Aggressive traders might consider playing the short side of crude oil futures (with a stop-loss order in place to limit risk if seasonality does not play out this year) or the United States Oil Fund LP ETF (USO). Playing options on the ticker USO is another possibility for non-futures traders seeking to play the short side of the oil market.
Could crude oil bounce higher instead between now and December 1st? Absolutely. History suggests a 37% chance of that. Nevertheless, history also suggests that a trader should have a firm conviction before committing capital to the long side of crude oil between now and the end of November.

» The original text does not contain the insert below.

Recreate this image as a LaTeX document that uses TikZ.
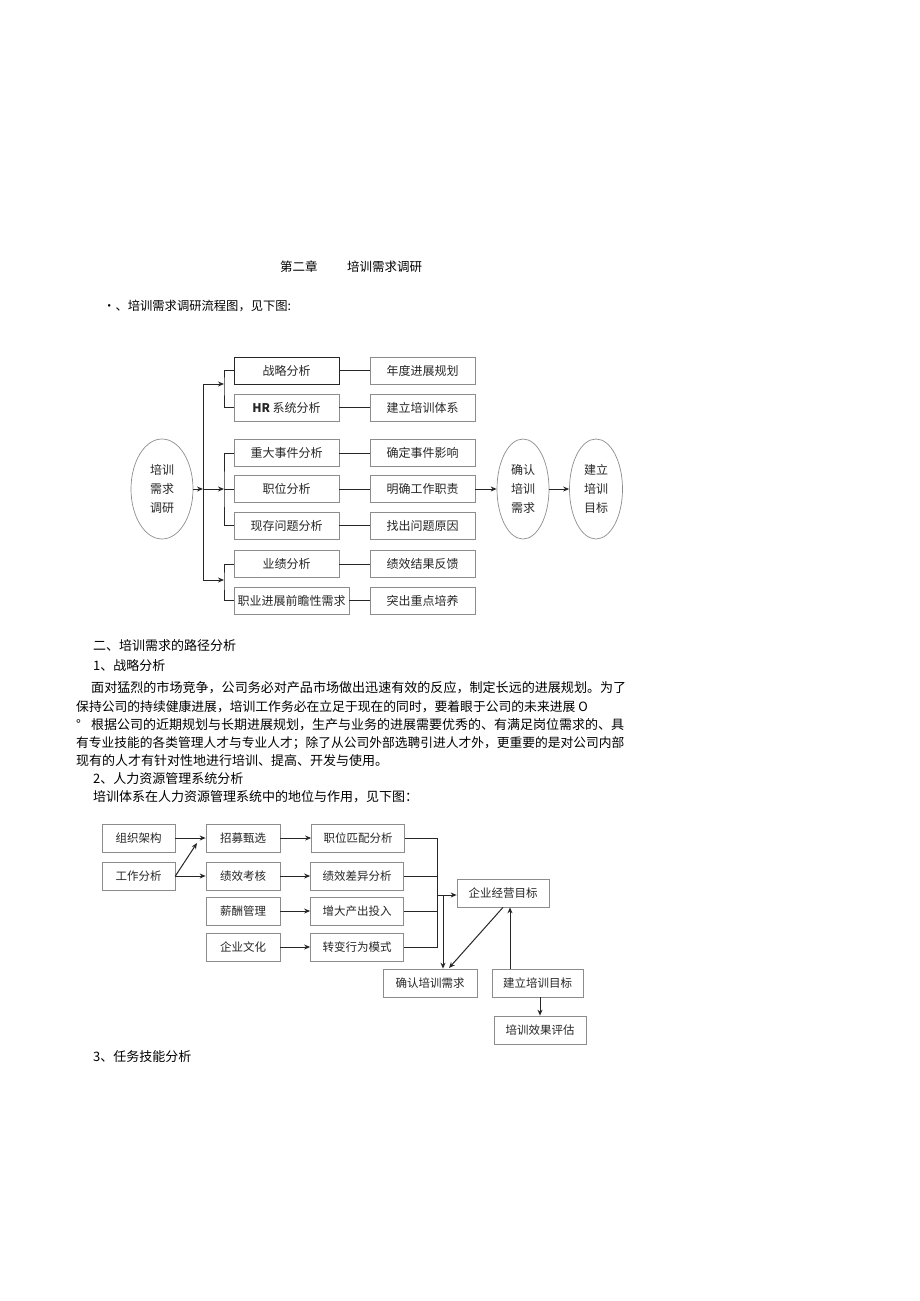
\documentclass[tikz,border=0pt]{standalone}
\usepackage{fontspec}
\setmainfont{Noto Sans CJK SC}
\usetikzlibrary{positioning, arrows.meta, shapes.geometric}

\begin{document}
\begin{tikzpicture}[
        x=1pt, y=-1pt,
        txt/.style={anchor=west, inner sep=0pt, font=\fontsize{13}{15}\selectfont},
        box/.style={rectangle, draw=black!45, line width=0.7pt, minimum width=105, minimum height=27, inner sep=1pt, font=\fontsize{12}{14}\selectfont, text=black!85},
        mainbox/.style={box, draw=black!85, line width=1pt},
        oval/.style={ellipse, draw=black!45, line width=0.7pt, minimum width=53, minimum height=100, inner sep=0pt, align=center, font=\fontsize{12}{19}\selectfont, text=black!85},
        smallbox/.style={box, minimum width=74, minimum height=28, font=\fontsize{11.5}{14}\selectfont},
        widebox/.style={smallbox, minimum width=93},
        link/.style={draw=black!85, line width=1pt},
        arr/.style={link, -{Stealth[length=6pt, width=5pt]}},
    ]
    \useasboundingbox (0,0) rectangle (920,1301);

    % Headings
    \node[txt, font=\fontsize{12.5}{15}\selectfont] (chap) at (280,267) {第二章};
    \node[txt, font=\fontsize{12.5}{15}\selectfont] (chaptitle) at (347,267) {培训需求调研};
    \node[txt, font=\fontsize{12.3}{15}\selectfont] (intro) at (103,306) {•、培训需求调研流程图，见下图:};

    % Flow chart 1: left ellipse
    \node[oval, minimum width=62] (need) at (162,489) {培训\\需求\\调研};

    % Row boxes
    \node[mainbox] (b1) at (286.5,370.5) {战略分析};
    \node[box] (b2) at (286.5,407.5) {\textbf{HR} 系统分析};
    \node[box] (b3) at (286.5,453) {重大事件分析};
    \node[box] (b4) at (286.5,489) {职位分析};
    \node[box] (b5) at (286.5,525.5) {现存问题分析};
    \node[box] (b6) at (286.5,564) {业绩分析};
    \node[box, minimum width=115] (b7) at (291.5,600.5) {职业进展前瞻性需求};

    \node[box] (r1) at (422.5,370.5) {年度进展规划};
    \node[box] (r2) at (422.5,407.5) {建立培训体系};
    \node[box] (r3) at (422.5,453) {确定事件影响};
    \node[box] (r4) at (422.5,489) {明确工作职责};
    \node[box] (r5) at (422.5,525.5) {找出问题原因};
    \node[box] (r6) at (422.5,564) {绩效结果反馈};
    \node[box] (r7) at (422.5,600.5) {突出重点培养};

    \node[oval, minimum width=52] (confirm) at (523,489) {确认\\培训\\需求};
    \node[oval] (goal) at (596,489) {建立\\培训\\目标};

    % Branches
    \coordinate (top) at (203,384);
    \coordinate (mid) at (203,489);
    \coordinate (bot) at (203,580);
    \coordinate (s1) at (224,384);
    \coordinate (s2) at (224,489);
    \coordinate (s3) at (224,580);
    \draw[link] (top) -- (bot);
    \draw[arr] (need.east) -- (mid);
    \draw[arr] (top) -- (s1);
    \draw[arr] (mid) -- (s2);
    \draw[arr] (bot) -- (s3);
    \draw[link] (b1.west) -| (s1) |- (b2.west);
    \draw[link] (b3.west) -| (s2) |- (b5.west);
    \draw[link] (s2) -- (b4.west);
    \draw[link] (b6.west) -| (s3) |- (b7.west);

    \foreach \i in {1,...,7} {
        \draw[link] (b\i.east) -- (r\i.west);
    }
    \draw[arr] (r4.east) -- (confirm.west);
    \draw[arr] (confirm.east) -- (goal.west);

    % Text section 2
    \node[txt] (sec2) at (93,646) {二、培训需求的路径分析};
    \node[txt] (sec21) at (93,666) {1、战略分析};
    \node[txt, font=\fontsize{13.05}{15}\selectfont] (p1) at (91,688) {面对猛烈的市场竞争，公司务必对产品市场做出迅速有效的反应，制定长远的进展规划。为了};
    \node[txt, font=\fontsize{12.8}{15}\selectfont] (p2) at (76,707) {保持公司的持续健康进展，培训工作务必在立足于现在的同时，要着眼于公司的未来进展 O};
    \node[txt] (p3a) at (76,725) {°};
    \node[txt, font=\fontsize{13.0}{15}\selectfont] (p3) at (91,725) {根据公司的近期规划与长期进展规划，生产与业务的进展需要优秀的、有满足岗位需求的、具};
    \node[txt, font=\fontsize{12.75}{15}\selectfont] (p4) at (76,743) {有专业技能的各类管理人才与专业人才；除了从公司外部选聘引进人才外，更重要的是对公司内部};
    \node[txt] (p5) at (76,761) {现有的人才有针对性地进行培训、提高、开发与使用。};
    \node[txt] (sec22) at (93,779) {2、人力资源管理系统分析};
    \node[txt] (p6) at (93,797) {培训体系在人力资源管理系统中的地位与作用，见下图：};

    % Flow chart 2
    \node[smallbox, minimum width=73] (org) at (138.5,838) {组织架构};
    \node[smallbox, minimum width=73] (work) at (138.5,876) {工作分析};
    \node[smallbox] (hire) at (243,838) {招募甄选};
    \node[smallbox] (appr) at (243,876) {绩效考核};
    \node[smallbox] (pay) at (243,911) {薪酬管理};
    \node[smallbox] (cult) at (243,947) {企业文化};
    \node[widebox] (match) at (358,838) {职位匹配分析};
    \node[widebox] (gap) at (357,876) {绩效差异分析};
    \node[widebox] (output) at (357,911) {增大产出投入};
    \node[widebox] (behav) at (357,947) {转变行为模式};

    \node[widebox, minimum width=92] (bizgoal) at (503,893) {企业经营目标};
    \node[widebox, minimum width=94] (needok) at (430,983) {确认培训需求};
    \node[widebox, minimum width=91] (setgoal) at (537.5,983) {建立培训目标};
    \node[widebox, minimum width=92] (eval) at (540,1030) {培训效果评估};

    \coordinate (hirein) at (197,843);
    \draw[arr] (org) -- (hire);
    \draw[arr] (work.east) -- (hirein);
    \draw[arr] (work) -- (appr);
    \draw[arr] (hire) -- (match);
    \draw[arr] (appr) -- (gap);
    \draw[arr] (pay) -- (output);
    \draw[arr] (cult) -- (behav);

    \coordinate (bustop) at (437,838);
    \coordinate (busbot) at (437,947);
    \coordinate (busmid) at (437,895);
    \coordinate (down) at (443,895);
    \coordinate (needin) at (449,968);
    \coordinate (up) at (510,969);
    \draw[link] (match.east) -- (bustop) -- (busbot) -- (behav.east);
    \draw[link] (gap.east) -- (gap.east -| bustop);
    \draw[link] (output.east) -- (output.east -| bustop);
    \draw[arr] (busmid) -- (busmid -| bizgoal.west);
    \draw[arr] (down) -- (down |- needok.north);
    \draw[arr] (bizgoal.south) -- (needin);
    \draw[arr] (up) -- (up |- bizgoal.south);
    \draw[arr] (setgoal.south -| eval) -- (eval.north);

    \node[txt] (sec23) at (93,1057) {3、任务技能分析};
\end{tikzpicture}
\end{document}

What the research tells us…
Historically, crude oil price action clearly skews to the negative during the second half of November. As long as price action remains below its intermediate-term moving average, aggressive traders may consider playing the short side via futures or an oil ETF, such as USO. As always, seasonality is ultimately a look back at what has happened in the past, and not a roadmap of what will happen in the future. Regardless of the setup that triggers any trade, a trader is never relieved of their responsibility to a) intelligently allocate capital (i.e., never "bet the ranch"), and b) ruthlessly manage risk.